While words can and do offend, they take on different meanings in different contexts; to PC guardians, however, the determinative test is whether the words have ever offended anyone. Thus under the new conduct codes, it becomes awkward to engage in virtually any confrontational conversation (however insensitive), campus humor (however sophomoric), or romance (however adolescent).

The current PC climate has also served to chill campus civility and chivalry. There once was a time when hugging and kissing - the polite embrace or peck-on-the-cheek - was as much a matter of civility as the tip of a gentleman's hat. Now any such behavior, especially when it happens on campus, could well stir up litigious visions of a hostile environment, if not outright charges of sexual harassment.

Antioch University's celebrated ``sex code'' requires that partners ask specific permission before engaging in any physical contact - for example, ``May I kiss you?'' and ``May I put my hand there?'' (Amorous Antioch students are reportedly given to a shortcut buzz-code: ``Want to implement the policy?'') Even Antioch is more permissive than Wollongong University in Australia, which forbids not only student-teacher sex, but platonic love as well.

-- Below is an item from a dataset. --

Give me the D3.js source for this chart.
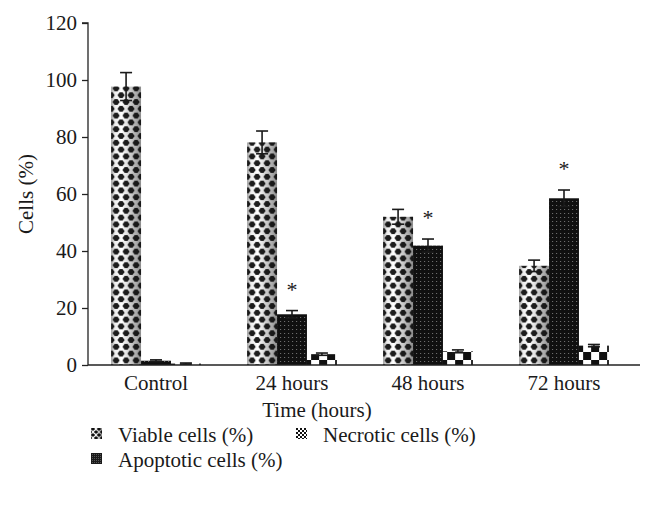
<!DOCTYPE html>
<html>
<head>
<meta charset="utf-8">
<script src="https://cdn.jsdelivr.net/npm/d3@7"></script>
<style>
  html, body { margin: 0; padding: 0; background: #fff; }
  svg { display: block; }
  text { font-family: "Liberation Serif", "Times New Roman", serif; fill: #1a1a1a; }
</style>
</head>
<body>
<svg id="chart" width="646" height="514"></svg>
<script>
const categories = ["Control", "24 hours", "48 hours", "72 hours"];
const seriesNames = ["Viable cells (%)", "Apoptotic cells (%)", "Necrotic cells (%)"];
const viable = [97.7, 78.1, 52.0, 34.8];
const viableErr = [4.9, 4.0, 2.6, 2.0];
const apoptotic = [1.5, 17.8, 41.9, 58.5];
const apoptoticErr = [0.3, 1.3, 2.3, 2.9];
const necrotic = [0.5, 3.8, 4.8, 6.8];
const necroticErr = [0.2, 0.4, 0.5, 0.4];
const significant = [false, true, true, true]; // asterisk over apoptotic bar
const yTicks = [0, 20, 40, 60, 80, 100, 120];

const FS = "21px";
const svg = d3.select("#chart");
const defs = svg.append("defs");

// Viable: shaded cylinder gradient + black rounded diamonds
const grad = defs.append("linearGradient").attr("id", "viableGrad")
  .attr("x1", "0").attr("x2", "1").attr("y1", "0").attr("y2", "0");
[[0, "#9a9a9a"], [0.12, "#ececec"], [0.35, "#ffffff"], [0.65, "#cccccc"], [1, "#8e8e8e"]]
  .forEach(([o, c]) => grad.append("stop").attr("offset", o).attr("stop-color", c));

function diamondPattern(id, w, h, rx, ry, color) {
  const p = defs.append("pattern").attr("id", id).attr("patternUnits", "userSpaceOnUse")
    .attr("width", w).attr("height", h);
  [[0, 0], [w, 0], [w / 2, h / 2], [0, h], [w, h]].forEach(([cx, cy]) => {
    p.append("path")
      .attr("d", `M${cx - rx},${cy} L${cx - rx * 0.4},${cy - ry} L${cx + rx * 0.4},${cy - ry} L${cx + rx},${cy} L${cx + rx * 0.4},${cy + ry} L${cx - rx * 0.4},${cy + ry} Z`)
      .attr("fill", color);
  });
  return p;
}
diamondPattern("viablePat", 10, 13.6, 3.6, 2.9, "#111");
diamondPattern("viablePatSmall", 6, 6, 2.1, 1.6, "#111");

// Apoptotic: black with fine grey dots
const ap = defs.append("pattern").attr("id", "apopPat").attr("patternUnits", "userSpaceOnUse")
  .attr("width", 4).attr("height", 4);
ap.append("rect").attr("width", 4).attr("height", 4).attr("fill", "#101010");
ap.append("rect").attr("x", 1).attr("y", 1).attr("width", 1).attr("height", 1).attr("fill", "#7a7a7a");
const apS = defs.append("pattern").attr("id", "apopPatSmall").attr("patternUnits", "userSpaceOnUse")
  .attr("width", 2).attr("height", 2);
apS.append("rect").attr("width", 2).attr("height", 2).attr("fill", "#1a1a1a");
apS.append("rect").attr("width", 1).attr("height", 1).attr("fill", "#555");

// Necrotic: checkerboard
function checker(id, s) {
  const p = defs.append("pattern").attr("id", id).attr("patternUnits", "userSpaceOnUse")
    .attr("width", 2 * s).attr("height", 2 * s);
  p.append("rect").attr("width", 2 * s).attr("height", 2 * s).attr("fill", "#fff");
  p.append("rect").attr("width", s).attr("height", s).attr("fill", "#111");
  p.append("rect").attr("x", s).attr("y", s).attr("width", s).attr("height", s).attr("fill", "#111");
}
checker("necPat", 8);
checker("necPatSmall", 2);

// Scales
const x0 = d3.scaleBand().domain(categories).range([88, 632]).paddingInner(0.34).paddingOuter(0.17);
const x1 = d3.scaleBand().domain(seriesNames).range([0, x0.bandwidth()]);
const y = d3.scaleLinear().domain([0, 120]).range([365, 23]);

const values = [viable, apoptotic, necrotic];
const errs = [viableErr, apoptoticErr, necroticErr];

// Y axis
const yAxis = svg.append("g").attr("transform", `translate(88,0)`)
  .call(d3.axisLeft(y).tickValues(yTicks).tickSize(6).tickPadding(5).tickFormat(d3.format("d")));
yAxis.selectAll("text").style("font-size", FS).attr("fill", "#1a1a1a")
  .style("font-family", '"Liberation Serif", serif');
yAxis.selectAll("line").attr("stroke", "#222").attr("stroke-width", 1.3);
yAxis.select(".domain").attr("stroke", "#222").attr("stroke-width", 1.3).attr("d", `M-6,${y(120)}H0V${y(0)}`);

// Bars
const groups = svg.append("g").selectAll("g").data(categories).join("g")
  .attr("transform", d => `translate(${x0(d)},0)`);

seriesNames.forEach((s, si) => {
  groups.each(function (cat, ci) {
    const g = d3.select(this);
    const v = values[si][ci];
    const bx = x1(s), bw = x1.bandwidth();
    if (si === 0) {
      g.append("rect").attr("x", bx).attr("y", y(v)).attr("width", bw).attr("height", y(0) - y(v))
        .attr("fill", "url(#viableGrad)");
      g.append("rect").attr("x", bx).attr("y", y(v)).attr("width", bw).attr("height", y(0) - y(v))
        .attr("fill", "url(#viablePat)").attr("opacity", 0.95);
    } else {
      g.append("rect").attr("x", bx).attr("y", y(v)).attr("width", bw).attr("height", y(0) - y(v))
        .attr("fill", si === 1 ? "url(#apopPat)" : "url(#necPat)");
    }
    // error bar
    const e = errs[si][ci];
    const cx = bx + bw / 2;
    const cap = 6;
    const eb = g.append("g").attr("stroke", "#1a1a1a").attr("stroke-width", 1.6);
    eb.append("line").attr("x1", cx).attr("x2", cx).attr("y1", y(v - e)).attr("y2", y(v + e));
    eb.append("line").attr("x1", cx - cap).attr("x2", cx + cap).attr("y1", y(v + e)).attr("y2", y(v + e));
    eb.append("line").attr("x1", cx - cap).attr("x2", cx + cap).attr("y1", y(v - e)).attr("y2", y(v - e));
    if (si === 1 && significant[ci]) {
      g.append("text").attr("x", cx).attr("y", y(v + e) - 14).attr("text-anchor", "middle")
        .style("font-size", "22px").attr("fill", "#111").text("*");
    }
  });
});

// X axis line (no ticks)
svg.append("line").attr("x1", 88).attr("x2", 640).attr("y1", y(0)).attr("y2", y(0))
  .attr("stroke", "#222").attr("stroke-width", 1.3);
const xAxis = svg.append("g").attr("transform", `translate(0,${y(0)})`)
  .call(d3.axisBottom(x0).tickSize(0).tickPadding(10));
xAxis.select(".domain").remove();
xAxis.selectAll("text").style("font-size", FS).attr("fill", "#1a1a1a")
  .style("font-family", '"Liberation Serif", serif');

// Axis titles
svg.append("text").attr("transform", `translate(33,${(y(0) + y(120)) / 2}) rotate(-90)`)
  .attr("text-anchor", "middle").style("font-size", FS).text("Cells (%)");
svg.append("text").attr("x", 317).attr("y", 417).attr("text-anchor", "middle")
  .style("font-size", FS).text("Time (hours)");

// Legend
const legend = [
  { name: seriesNames[0], x: 91, y: 442, fill: ["url(#viableGrad)", "url(#viablePatSmall)"] },
  { name: seriesNames[2], x: 296, y: 442, fill: ["url(#necPatSmall)"] },
  { name: seriesNames[1], x: 91, y: 467, fill: ["url(#apopPatSmall)"] }
];
legend.forEach(l => {
  l.fill.forEach(f => svg.append("rect").attr("x", l.x).attr("y", l.y - 14).attr("width", 11).attr("height", 11).attr("fill", f));
  svg.append("text").attr("x", l.x + 27).attr("y", l.y).style("font-size", FS).text(l.name);
});
</script>
</body>
</html>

A fraternity at the University of California was disciplined for violating the ``high moral and social standards of the Greek community on campus'' when it distributed a T-shirt showing a cartoon figure of a man holding beer and wearing a sombrero - ostensibly offending Hispanics on campus. The fraternity defended itself by explaining that the T-shirt was to promote a South-of-the-Border party, and had in fact been designed by one of about 50 Hispanic members of the fraternity. It was nevertheless suspended for three years, the brothers forced to attend sensitivity-training sessions.

The fraternity went to court, citing both the First Amendment and a provision of the California Code prohibiting sanctions on the basis of speech. The court ordered the university to reinstate the fraternity - and directed various administrators to undertake ``First Amendment sensitivity training.''

The verdict was perfect, but it should have been a needless touche. In virtually every case, had the distinction been made clearly between offensive speech and conduct - protecting the former, prosecuting the latter - the legal entanglements would have been significantly diminished and, moreover, the goals of sensitivity and inclusiveness might well have been achieved.

After all is said and done, common sense goes a lot farther than speech or conduct codes to dissipate a hostile environment.

Kenneth Lasson is a law professor at the University of Baltimore. He wrote this for The Baltimore Sun.